Three Coalition of Cambodian Farmers Community (CCFC) staff members detained on Wednesday were allegedly plotting a Pol Pot-style “peasant revolution” based on evidence authorities found during a training workshop, Interior Ministry spokesperson Khieu Sopheak told CamboJA.
CCFC president Theng Savoeun and two of his colleagues — senior officer Nhel Pheap and project officer Than Hach — were involved in revolutionary activities similar to that which caused the deaths of millions of Cambodians under the Khmer Rouge regime, the Interior Ministry spokesperson said in justification of their arrest.
CCFC is known as an organization supporting the land rights of farmers and the workshop was intended as a reflection on the organization’s past projects, according to an attendee.
“The person [Theng Savoeun] confessed about his activities and the evidence was in his computer, a manuscript teaching the people to make the peasant revolution,” Sopheak, the Interior Ministry spokesperson, told CamboJA.
“What did the peasant revolution try to do?” Sopheak continued. “It was necessary to overthrow the capitalists, the oppressed classes — whoever you are — and millions of people died because of the peasant revolution that we have encountered first.”
“The second way is to overthrow the government and how to overthrow it?” he said. “It is overthrown without voting, and we need to keep the peace.”
The three detained CCFC staff, along with 14 others who had attended the CCFC workshop and were traveling from Ratanakiri to Phnom Penh on Wednesday, were interrogated by police for nearly 24 hours straight, according to one CCFC staffer who was also questioned by police. The other 14 people were released and allowed to return home.
By noon on Saturday, police were still questioning the three detained CCFC staff and had blocked the road in front of the police headquarters in Ratanakiri, according to human rights NGO Adhoc. Their family members and a lawyer had not been allowed to meet them.
Around 37 people had convened in Ratanakiri for a workshop from May 14 to May 17 to receive training on agricultural techniques, according to a representative from human rights NGO Adhoc.
But the training had also “dared to discuss openly about the current situation of Cambodia” CCFC representative Mey Vuthy, who attended the workshop, told CamboJA on Thursday.
In the middle of the training, Cambodia’s National Election Committee had on Monday officially rejected the leading opposition Candlelight Party’s registration for the elections.

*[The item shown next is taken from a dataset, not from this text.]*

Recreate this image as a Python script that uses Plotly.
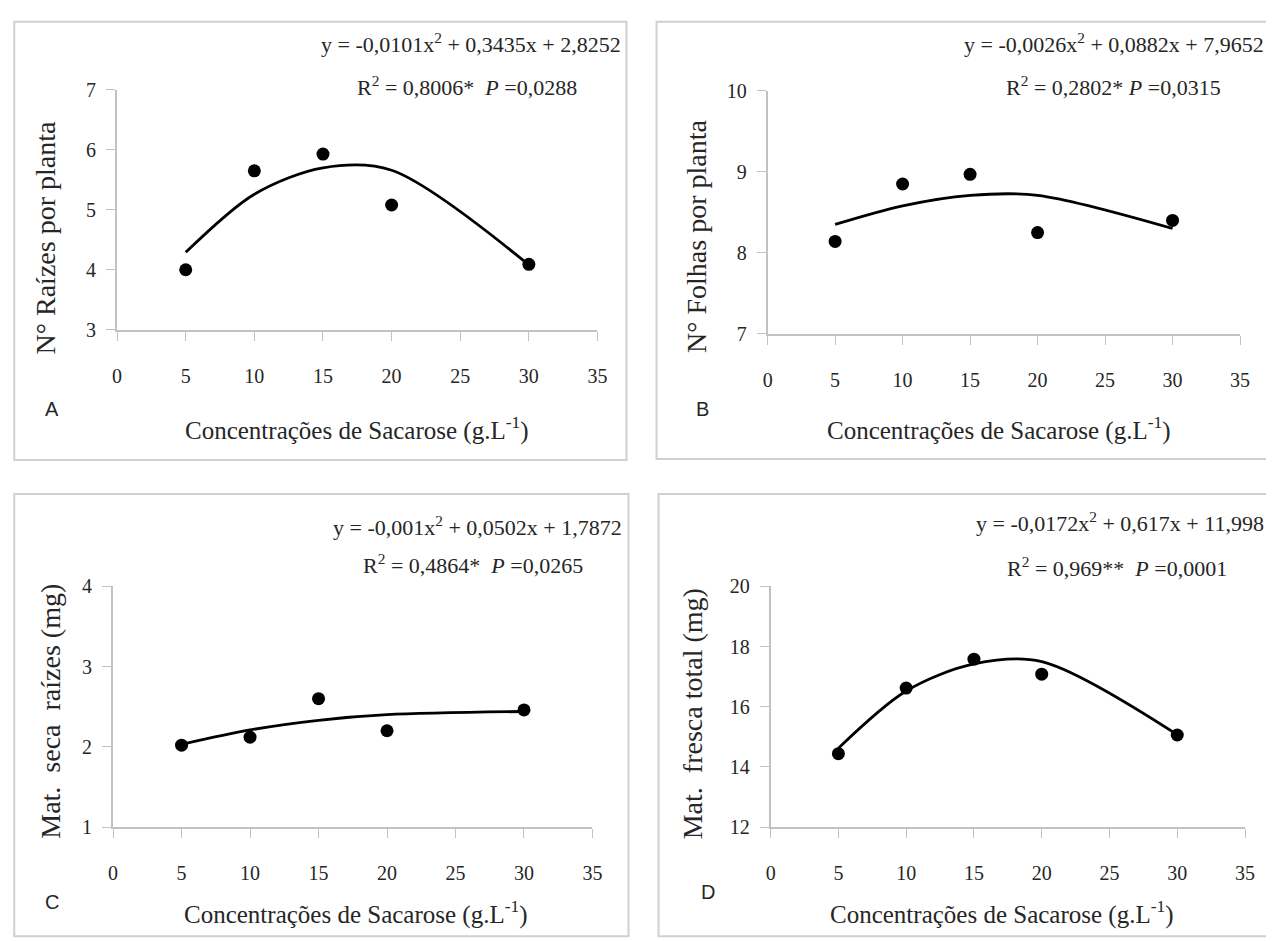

Adhoc spokesperson Soeng Senkaruna said that Savoeun’s past activities focused on teaching farmers how to grow crops and found the accusations to differ from his work.

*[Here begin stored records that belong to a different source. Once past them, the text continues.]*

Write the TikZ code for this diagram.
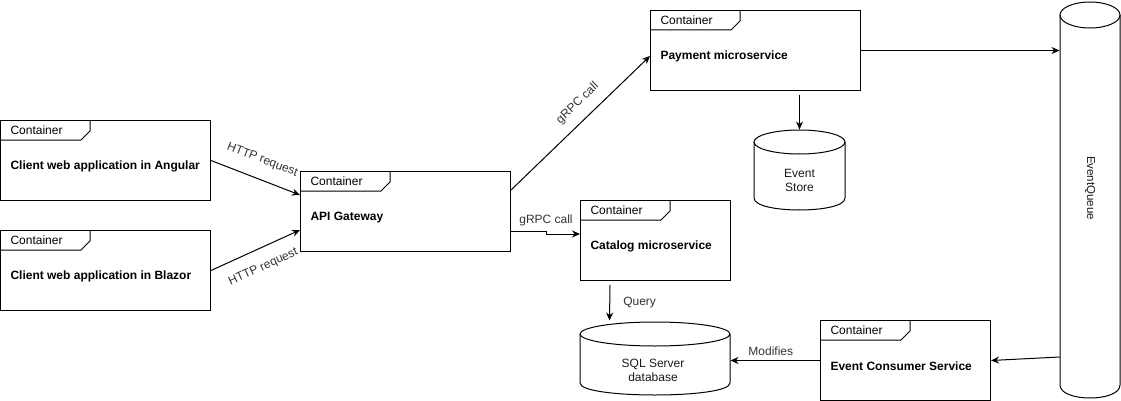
\documentclass[tikz,border=0pt]{standalone}
\usepackage{fontspec}
\setmainfont{Liberation Sans}
\usetikzlibrary{arrows.meta,calc}
\newcommand\ctrbox[5]{%
  \node[ctr, minimum width=#4] (#1) at (#2,#3) {};
  \draw (#1.north west) ++(0,20) -- ++(81,0) -- ++(9,-9) -- ++(0,-11);
  \node[ctrtitle] (#1-t) at ($(#1.north west)+(10,10.5)$) {Container};
  \node[ctrtext] (#1-x) at ($(#1.north west)+(10,46.5)$) {#5};
}
\newcommand\cylshape[5]{% x1 x2 top bottom ry
  \draw (#1,#3+#5) -- (#1,#4-#5) .. controls (#1,#4+#5/3) and (#2,#4+#5/3) .. (#2,#4-#5) -- (#2,#3+#5);
  \draw ({(#1+#2)/2},#3+#5) ellipse [x radius={(#2-#1)/2}, y radius=#5];
}
\begin{document}
\begin{tikzpicture}[x=1pt,y=-1pt,line width=1pt,
  ctr/.style={draw, rectangle, anchor=north west, inner sep=0pt, minimum height=80},
  ctrtitle/.style={anchor=west, inner sep=0pt, font=\fontsize{12}{14}\selectfont},
  ctrtext/.style={anchor=west, inner sep=0pt, font=\bfseries\fontsize{12}{14}\selectfont},
  lbl/.style={font=\fontsize{12}{14}\selectfont, inner sep=1pt, text=black!80},
  cyltext/.style={font=\fontsize{12}{14}\selectfont, align=center, inner sep=0pt, text=black!90},
  area/.style={rectangle, inner sep=0pt},
  arr/.style={-{Stealth[length=8pt,width=7pt]}},
]
\useasboundingbox (0,0) rectangle (1121,401);

\ctrbox{ang}{0}{120}{210}{Client web application in Angular}
\ctrbox{bla}{0}{230}{210}{Client web application in Blazor}
\ctrbox{api}{300}{171}{210}{API Gateway}
\ctrbox{pay}{650}{10}{210}{Payment microservice}
\ctrbox{cat}{580}{200}{150}{Catalog microservice}
\ctrbox{ecs}{820}{320}{170}{Event Consumer Service}

% cylinders
\cylshape{754}{845}{130}{210}{12}
\node[area, minimum width=91, minimum height=80] (es) at (799.5,170) {};
\node[cyltext] (es-t) at (799.5,180) {Event\\Store};

\cylshape{580}{730}{322}{395}{12}
\node[area, minimum width=150, minimum height=73] (sql) at (655,358.5) {};
\node[cyltext] (sql-t) at (653,370) {SQL Server\\database};

\cylshape{1060}{1120}{2}{398}{13}
\node[area, minimum width=60, minimum height=396] (eq) at (1090,200) {};
\node[font=\fontsize{11.5}{13}\selectfont, inner sep=0pt, rotate=-90, text=black!90] (eq-t) at (1090,188) {EventQueue};

% connectors
\draw[arr] (ang.east) -- ($(api.north west)+(0,24)$)
  node[lbl, sloped, midway, above=12pt] {HTTP request};
\draw[arr] (bla.east) -- ($(api.north west)+(0,59)$)
  node[lbl, sloped, midway, below=12pt] {HTTP request};
\draw[arr] ($(api.north east)+(0,19)$) -- ($(pay.south west)+(0,-35)$)
  node[lbl, sloped, pos=0.56, above=9pt] {gRPC call};
\coordinate (g2) at ($(api.north east)+(0,60)$);
\coordinate (g3) at ($(g2)+(35,3)$);
\draw[arr] (g2) -- ++(35,0) -- (g3) -- (g3 -| cat.west);
\node[lbl, above=4pt] (g-lbl) at ($(g2)+(35,0)$) {gRPC call};
\draw[arr] ($(pay.south -| es.north)+(0,4)$) -- (es.north);
\draw[arr] (pay.east) -- (pay.east -| eq.west);
\draw[arr] ($(cat.south west)+(30,4)$) -- ($(sql.north west)+(30,-1)$)
  node[lbl, midway, right=12pt] {Query};
\draw[arr] ($(eq.west)+(0,157)$) -- (ecs.east);
\draw[arr] (ecs.west) -- (ecs.west -| sql.east)
  node[lbl, pos=0.55, above=3pt] {Modifies};
\end{tikzpicture}
\end{document}
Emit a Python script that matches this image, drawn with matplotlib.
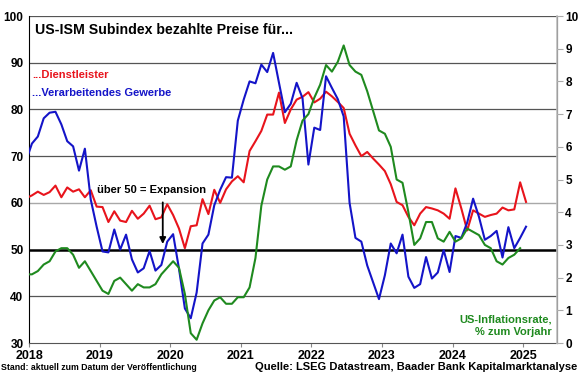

“If there is such an accusation, it is very serious for the Cambodian Farmers’ Association to accuse it against the purpose, contrary to his [Savoeun’s] vision in the past,” Senkaruna said.
Savoeun’s wife, Nhung Sok Heang, who remained in Ratanakiri to wait for her husband, said that her husband had not been engaged in any peasant revolution and only sought to help farmers.
“It is very unfair for my family, my family just help improve the lives of the poor who are affected by various impacts,” Heang said. “He sacrificed all his physical and mental strength to help the people to have a decent life and live in prosperity.”
More than 200 farmers, including mothers holding newborn babies and the elderly, gathered from five provinces in front of the Interior Ministry on Friday to present a petition demanding the release of Savoeun and his colleagues before returning home in the evening.
Svay Rieng province CCFC member Khieu Saron, who attended the rally, says she has known CCFC’s president Savoeun since 2013 and denied the allegations made by the Interior Ministry. She said CCFC’s trainings had typically taught farmers how to better grow fruits and vegetables and reduce their reliance on chemicals.
“Speaking of them [the detained CCFC staff], they have never done anything to harm society, only to make society prosperous,” Saron said. “In other words, he [Savoeun] works on agriculture, whether it is farming, using chemicals, it is this he teaches us.
Another farmer who came from Kampong Speu to join the protest was Khon Khon, who said CCFC’s staff had helped farmers in her province regain a livelihood after a private company invaded their land.
“Please help us, please release them because they are a bridge for us, for thousands of us,” Khon said, appealing to Prime Minister Hun Sen. “I, and we the people, would like to ask you, Father of Peace, to help us release them as soon as possible.”
Ratanakkiri Provincial police chief Ung Sopheap did not answer his phone when repeatedly contacted by CamboJA.
Phil Robertson, deputy Asia director for Human Rights Watch, described the Cambodian authorities’ arrest of the association’s leaders as arbitrary and an abuse of human rights as July’s elections neared.
“Sadly, this is not surprising because the human rights situation in Cambodia is in the midst of a massive, spiraling downturn where any sort of challenge, real or perceived, to the government is met with a maximum display of intimidation and punishment,” Robertson said in a statement. “NGOs and civil society groups like CCFC are bearing the brunt of this crackdown.”